The hardest part of proper scheduling is scheduling 100% of the available labor capacity for the next week. This principle of scheduling is not optional, but absolutely mandatory to achieve the wonderful increase in productivity available. However, fully loading schedules absolutely scares supervisors to death and creates incredible pushback. Therefore, knowledgeable management leadership is critical.
The Maintenance Planning and Scheduling Handbook, states the fourth principle of scheduling, in part, as “The 1-week schedule assigns work for every available labor hour. ... Normally, the schedule inherently contains a sufficient amount of work hours on tasks that could be interrupted for new emergencies and high-priority jobs that cannot wait ...”
We rarely see fully loaded weekly schedules in maintenance. Most plants leave room for reactive work. Their thinking is that “good plants should have only about 20% reactive work, so we will schedule 80% of the next week’s labor capacity. In this manner we will be able to handle any new urgent work and also have high schedule compliance. Such high schedule compliance while also handling urgent work fosters a good relationship with operations. We honor our commitments and take care of operators when they call.” Unfortunately, not fully loading the weekly schedule leads to completing less work than we could have completed. And that is a big problem.
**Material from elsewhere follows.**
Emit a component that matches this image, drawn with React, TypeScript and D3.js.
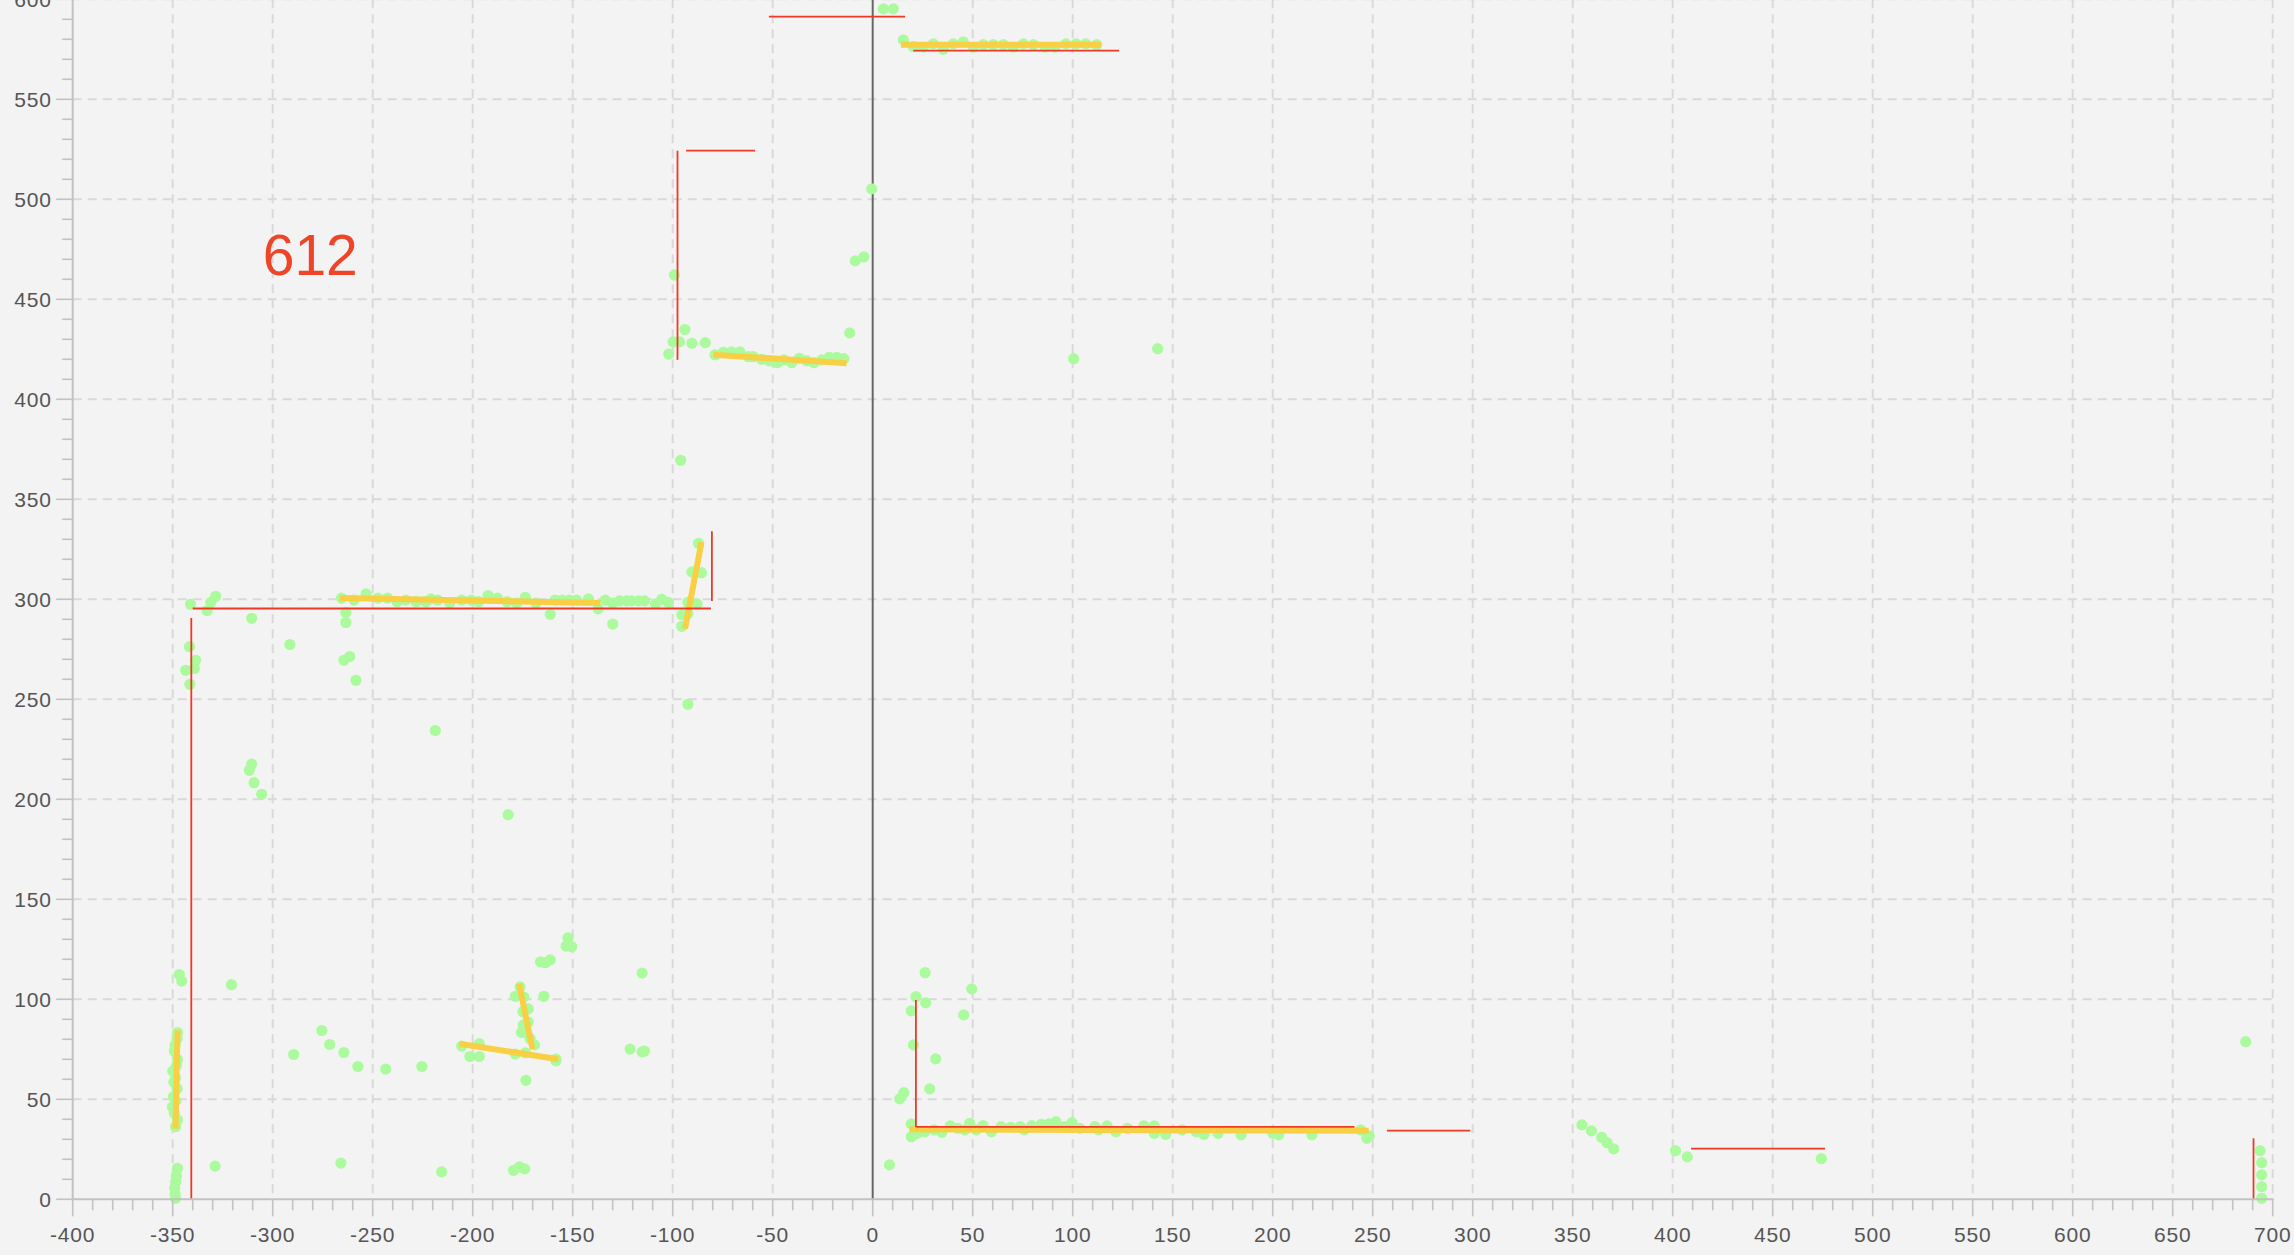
import React from "react";
import * as d3 from "d3";

// ---------- data (x, y) ----------
const leftColumn: [number, number][] = [
  [-348.6, 0.5], [-348.8, 2.5], [-349.0, 5.5], [-348.5, 8.5], [-348.2, 11.5], [-347.6, 15.5],
  [-348.6, 36.3], [-347.6, 39.8], [-349.2, 43.0], [-350.2, 46.1], [-348.4, 49.2], [-349.6, 51.3],
  [-347.8, 55.4], [-349.4, 58.5], [-348.6, 60.6], [-350.0, 64.1], [-348.2, 66.8], [-347.6, 69.9],
  [-349.2, 74.1], [-348.8, 77.2], [-347.8, 80.3], [-347.6, 83.4],
  [-346.7, 112.4], [-345.5, 109.1],
  [-341.6, 276.3], [-338.5, 269.5], [-343.5, 264.5], [-339.2, 265.4], [-341.4, 257.5],
  [-341.1, 297.5], [-332.8, 294.4], [-330.9, 298.5], [-328.5, 301.5],
];

const scatterLeft: [number, number][] = [
  [-328.8, 16.6], [-265.9, 18.1], [-215.5, 13.7], [-179.6, 14.5], [-176.6, 16.2], [-174.0, 15.2],
  [-320.6, 107.3], [-310.5, 290.5], [-291.4, 277.4], [-263.4, 293.4], [-263.4, 288.4],
  [-264.4, 269.5], [-261.5, 271.4], [-258.4, 259.5], [-218.7, 234.4],
  [-310.5, 217.6], [-311.7, 214.5], [-309.3, 208.3], [-305.5, 202.5], [-182.3, 192.3],
];

const lowerCluster: [number, number][] = [
  [-289.5, 72.4], [-275.4, 84.4], [-271.5, 77.4], [-264.4, 73.4], [-257.4, 66.4], [-243.5, 65.1],
  [-225.4, 66.4], [-205.5, 76.6], [-201.4, 71.4], [-196.7, 77.8], [-196.7, 71.4], [-178.7, 72.6],
  [-173.7, 73.2], [-173.4, 59.5], [-158.4, 70.1], [-158.4, 69.2],
  [-176.3, 106.2], [-178.7, 101.5], [-174.4, 101.1], [-174.9, 93.8], [-172.2, 95.2], [-174.7, 87.1],
  [-172.2, 88.6], [-175.6, 83.4], [-171.3, 80.3], [-169.1, 77.2], [-164.4, 101.5],
  [-166.1, 118.7], [-163.7, 118.3], [-161.2, 119.7], [-152.4, 130.7], [-153.3, 126.6], [-150.5, 126.3],
  [-121.3, 75.1], [-115.3, 73.7], [-114.1, 74.1], [-115.3, 113.1],
];

const row300: [number, number][] = [
  [-265.6, 300.6], [-259.3, 299.6], [-253.3, 302.7], [-247.4, 300.6], [-242.6, 300.6], [-237.8, 298.8],
  [-233.5, 299.6], [-228.2, 298.8], [-223.4, 298.8], [-220.9, 300.2], [-217.5, 299.6], [-211.5, 298.1],
  [-205.5, 299.6], [-200.7, 299.6], [-197.1, 298.8], [-192.3, 301.9], [-187.6, 300.6], [-182.8, 298.8],
  [-178.0, 298.1], [-173.7, 301.0], [-168.4, 298.1], [-161.2, 292.5], [-158.9, 299.6], [-155.3, 299.6],
  [-151.7, 299.6], [-148.1, 299.6], [-142.1, 300.2], [-137.3, 295.2], [-133.7, 299.6], [-130.0, 287.6],
  [-130.0, 298.1], [-126.6, 299.2], [-123.0, 299.2], [-120.6, 299.2], [-117.0, 299.2], [-114.1, 299.2],
  [-108.6, 297.7], [-105.5, 300.0], [-102.2, 298.5],
  [-95.5, 286.5], [-95.5, 292.3], [-92.4, 292.9], [-92.4, 298.5], [-87.8, 297.7], [-90.4, 313.7],
  [-85.6, 313.3], [-87.1, 328.0], [-92.4, 247.5], [-96.0, 369.5],
];

const row420: [number, number][] = [
  [-99.1, 462.1], [-102.0, 422.6], [-99.8, 428.7], [-96.6, 428.7], [-93.9, 434.9], [-90.4, 428.0],
  [-83.7, 428.3], [-78.9, 422.2], [-74.7, 423.5], [-70.5, 423.7], [-66.4, 423.7], [-62.2, 421.3],
  [-59.7, 421.3], [-55.5, 420.0], [-51.7, 419.2], [-47.7, 418.3], [-44.4, 419.7], [-40.5, 418.3],
  [-36.7, 420.5], [-33.0, 419.3], [-29.4, 418.3], [-25.5, 419.7], [-21.7, 421.0], [-18.0, 421.0],
  [-14.4, 420.3], [-11.5, 433.2], [-8.7, 469.2], [-4.4, 471.2], [-0.5, 505.2],
  [100.5, 420.3], [142.5, 425.3],
];

const row577: [number, number][] = [
  [5.3, 595.2], [10.3, 595.2],
  [15.3, 579.7], [20.3, 576.3], [25.3, 576.0], [30.3, 577.7], [35.3, 575.0], [40.3, 577.7],
  [45.3, 578.7], [50.3, 576.0], [55.3, 577.3], [60.3, 577.3], [65.3, 577.3], [70.3, 576.0],
  [75.3, 577.7], [80.3, 577.3], [86.2, 576.0], [91.2, 576.0], [96.6, 577.7], [101.7, 577.7],
  [106.5, 577.7], [112.0, 577.3],
];

const row35: [number, number][] = [
  [8.4, 17.2], [13.5, 50.2], [15.6, 53.3], [19.3, 94.2], [21.6, 101.3], [26.2, 113.3], [26.5, 98.2],
  [20.4, 77.2], [31.5, 70.2], [28.5, 55.2], [45.5, 92.2], [49.5, 105.2],
  [19.3, 37.7], [19.3, 31.3], [22.1, 33.0], [26.0, 33.8], [30.7, 34.7], [34.6, 33.5], [38.8, 36.7],
  [42.6, 35.5], [46.0, 34.7], [48.5, 38.0], [51.8, 34.7], [55.2, 36.8], [59.4, 33.8], [64.2, 36.3],
  [69.0, 36.0], [73.8, 36.3], [75.7, 34.7], [79.5, 36.8], [84.3, 37.5], [88.1, 37.7], [91.6, 38.8],
  [95.8, 36.3], [99.6, 38.3], [103.5, 35.5], [111.1, 36.3], [113.0, 34.7], [117.2, 36.7], [121.6, 33.8],
  [127.4, 35.5], [135.6, 36.7], [140.8, 36.7], [140.8, 33.0], [146.5, 32.5], [154.7, 34.7],
  [161.8, 33.8], [165.7, 32.5], [172.7, 33.0], [184.2, 32.2], [200.1, 33.0], [203.0, 32.2],
  [219.6, 32.2], [244.0, 34.7], [247.0, 30.5], [248.3, 31.7],
];

const rightScatter: [number, number][] = [
  [354.6, 37.2], [359.4, 34.2], [364.5, 31.0], [367.2, 28.3], [370.5, 25.2],
  [401.4, 24.3], [407.3, 21.2], [474.3, 20.3], [686.5, 78.8],
  [693.7, 24.3], [694.5, 18.3], [694.5, 12.2], [694.5, 6.3], [694.5, 0.5],
];

// fitted segments (yellow): x1, y1, x2, y2
const fitSegments: [number, number, number, number][] = [
  [-347.6, 84.4, -348.6, 35.3],
  [-206.7, 77.8, -157.2, 70.0],
  [-176.8, 107.7, -170.1, 75.1],
  [-266.5, 300.6, -136.1, 298.1],
  [-93.8, 285.3, -85.6, 328.6],
  [-79.7, 422.3, -13.0, 418.0],
  [14.2, 577.3, 114.2, 577.3],
  [18.3, 35.0, 248.0, 34.3],
];

// wall segments (red): x1, y1, x2, y2
const wallSegments: [number, number, number, number][] = [
  [-340.7, 290.7, -340.7, 0],
  [-340.0, 295.4, -80.9, 295.4],
  [-80.4, 334.0, -80.4, 299.2],
  [-97.6, 524.3, -97.6, 419.7],
  [-93.3, 524.3, -58.8, 524.3],
  [-51.9, 591.3, 16.2, 591.3],
  [20.3, 574.3, 123.2, 574.3],
  [21.6, 99.7, 21.6, 36.2],
  [21.6, 36.2, 240.9, 36.2],
  [257.1, 34.3, 298.8, 34.3],
  [409.2, 25.3, 476.2, 25.3],
  [690.4, 30.5, 690.4, 0],
];

const xMajorTicks = d3.range(-400, 701, 50);
const xMinorTicks = d3.range(-400, 701, 10).filter((v) => v % 50 !== 0);
const yMajorTicks = d3.range(0, 601, 50);
const yMinorTicks = d3.range(0, 601, 10).filter((v) => v % 50 !== 0);

const label = { text: "612", x: -305, y: 462 };

const W = 2294;
const H = 1255;

export default function App() {
  const x = d3.scaleLinear().domain([-400, 700]).range([72.7, 2272.7]);
  const y = d3.scaleLinear().domain([0, 600]).range([1199.3, -0.7]);
  const allPoints = [
    ...leftColumn, ...scatterLeft, ...lowerCluster, ...row300, ...row420,
    ...row577, ...row35, ...rightScatter,
  ];
  const font = "'Liberation Sans', Arial, Helvetica, sans-serif";
  const axisColor = "#c2c2c2";
  return (
    <svg
      width={W}
      height={H}
      style={{ position: "absolute", left: 0, top: 0, display: "block" }}
    >
      <rect x={0} y={0} width={W} height={H} fill="#f3f3f3" />
      {/* grid */}
      <g stroke="#d9d9d9" strokeWidth={2} strokeDasharray="9,6">
        {xMajorTicks.filter((v) => v !== -400 && v !== 0).map((v) => (
          <line key={"gx" + v} x1={x(v)} x2={x(v)} y1={y(600)} y2={y(0)} />
        ))}
        {yMajorTicks.filter((v) => v !== 0).map((v) => (
          <line key={"gy" + v} x1={x(-400)} x2={x(700)} y1={y(v)} y2={y(v)} />
        ))}
      </g>
      {/* zero line */}
      <line x1={x(0)} x2={x(0)} y1={y(600)} y2={y(0)} stroke="#666" strokeWidth={2} />
      {/* points */}
      <g fill="#abfa9d">
        {allPoints.map((p, i) => (
          <circle key={"p" + i} cx={x(p[0])} cy={y(p[1])} r={5.6} />
        ))}
      </g>
      {/* fitted segments */}
      <g stroke="#f8d046" strokeWidth={6}>
        {fitSegments.map((s, i) => (
          <line key={"f" + i} x1={x(s[0])} y1={y(s[1])} x2={x(s[2])} y2={y(s[3])} />
        ))}
      </g>
      {/* walls */}
      <g stroke="#ee3a24" strokeWidth={1.8}>
        {wallSegments.map((s, i) => (
          <line key={"w" + i} x1={x(s[0])} y1={y(s[1])} x2={x(s[2])} y2={y(s[3])} />
        ))}
      </g>
      {/* axes */}
      <g stroke={axisColor}>
        <line x1={x(-400)} x2={x(-400)} y1={y(600)} y2={y(0) + 1} strokeWidth={2} />
        <line x1={x(-400) - 1} x2={x(700) + 1} y1={y(0)} y2={y(0)} strokeWidth={2} />
        {yMajorTicks.map((v) => (
          <line key={"ymt" + v} x1={x(-400) - 16.5} x2={x(-400)} y1={y(v)} y2={y(v)} strokeWidth={1.6} />
        ))}
        {yMinorTicks.map((v) => (
          <line key={"ymi" + v} x1={x(-400) - 10.5} x2={x(-400)} y1={y(v)} y2={y(v)} strokeWidth={1.6} />
        ))}
        {xMajorTicks.map((v) => (
          <line key={"xmt" + v} x1={x(v)} x2={x(v)} y1={y(0)} y2={y(0) + 17} strokeWidth={1.6} />
        ))}
        {xMinorTicks.map((v) => (
          <line key={"xmi" + v} x1={x(v)} x2={x(v)} y1={y(0)} y2={y(0) + 11} strokeWidth={1.6} />
        ))}
      </g>
      <g fill="#555" fontFamily={font} fontSize={21} letterSpacing={0.8}>
        {xMajorTicks.map((v) => (
          <text key={"xl" + v} x={x(v)} y={y(0) + 42.4} textAnchor="middle">
            {v}
          </text>
        ))}
        {yMajorTicks.map((v) => (
          <text key={"yl" + v} x={x(-400) - 21} y={y(v)} textAnchor="end" dominantBaseline="central">
            {v}
          </text>
        ))}
      </g>
      <text x={x(label.x)} y={y(label.y)} fill="#ee4427" fontFamily={font} fontSize={57}>
        {label.text}
      </text>
    </svg>
  );
}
The problem is that operators calling for work (reactive work by definition) means maintenance has failed to keep things from breaking. An extreme strategy of having fantastic schedule compliance and also being able to take care of operators would be to schedule only the three jobs we know we will do next week anyway and have the bulk of our workforce ready to spring into action. Voila: 100% schedule compliance and quick reaction to calls. Obviously, that is extreme, but an industry feeling that good plants should have about only 20% reactive work leads to a common practice of 80% (or less) loading of schedules with expectations of above 90% schedule compliance.
But we do not want to be merely a “good” plant. We want to be a great plant! Good plants make money, but also attract competition from other producers in our market or competition from contractors to take away our in-house maintenance. Great plants make a lot more money and stifle competition because no one can do it as well as we can!
Consider that the purpose of maintenance is to keep things from breaking in the first place. Wanting to be a great plant, let us not stop with the 20% “allowable” incidence of reactive work. We truly want to have practically no reactive work at all. Furthermore, we know that we can reduce reactive work by doing more proactive work. But how can we do more proactive work when we are only just keeping up with operator calls?
The answer lies in a proper management understanding of Parkinson’s Law, which states, “The amount of work assigned will expand to fill the time available.” Because of Parkinson’s Law, a 100% fully loaded maintenance crew with less than 90% schedule compliance should complete about 50% more work orders each week than an 80% loaded crew with schedule compliance above 90%! The crew loaded to 80% might complete 100 work orders each week, while the 100% loaded crew might complete 150! And the 50 extra work orders are purely proactive because we would normally have completed all the reactive work! Extra proactive work soon drives down the sheer incidence of reactive work. We reduce the need for operators to call as we keep things from breaking. Voila: We become a great plant with less reactive work than a merely good plant!
Unfortunately, fully loading schedules scares our supervisors to death. For years, we have told supervisors they must comply to the schedule: “The schedule is important. You must conform.” We now tell supervisors that they will receive a fully loaded schedule, but we expect them to break the schedule when operators call. It seems like we are setting them up for failure or to look bad because we honestly have a lot of reactive work. Many of us have reactive work loads of 50% or more. Of course, they will have to break a fully loaded schedule! It seems obvious we should load the schedule much less to accommodate reactive work. Because of this scare factor, we have the opportunity to be superior plants. We can do something our competition will not do.
Management must actively lead this best practice with supervisors because fully loading schedules sounds wrong, although it is not. First line supervisors are the keepers of the culture at our plants. If they think something is wrong, everyone does. If they support something, everyone will. Do not discount securing their support!
Explain Parkinson’s Law compassionately to supervisors. Tell them a school grade of 90% or higher is not proper for scheduling. A bowling score of 67% (200 out of 300) is more appropriate. Tell them “The priority system rules after the week commences: If operators declare something is an emergency or urgent, then break the schedule.” Explain that the schedule obviously includes things that could wait, otherwise we would have stopped at loading it at 80%. So at least 20% of the schedule was extra anyway.
(The concept of becoming a great plant does lead to a bit of humor. We hear that “world class plants have greater than 95% schedule compliance,” and so we certainly will not load schedules to 100%. In fact, we become reluctant to schedule even 80%!)
Fully loaded schedules are the right thing to do. We have less reactive work. Operators have fewer reasons to call us. We make more profits than a normal company. We stifle our competitors’ ability to take our markets and our maintenance from us. They cannot do maintenance as well as we can. Nonetheless, management leadership is required because fully filling schedules scares supervisors to death. Be a great plant!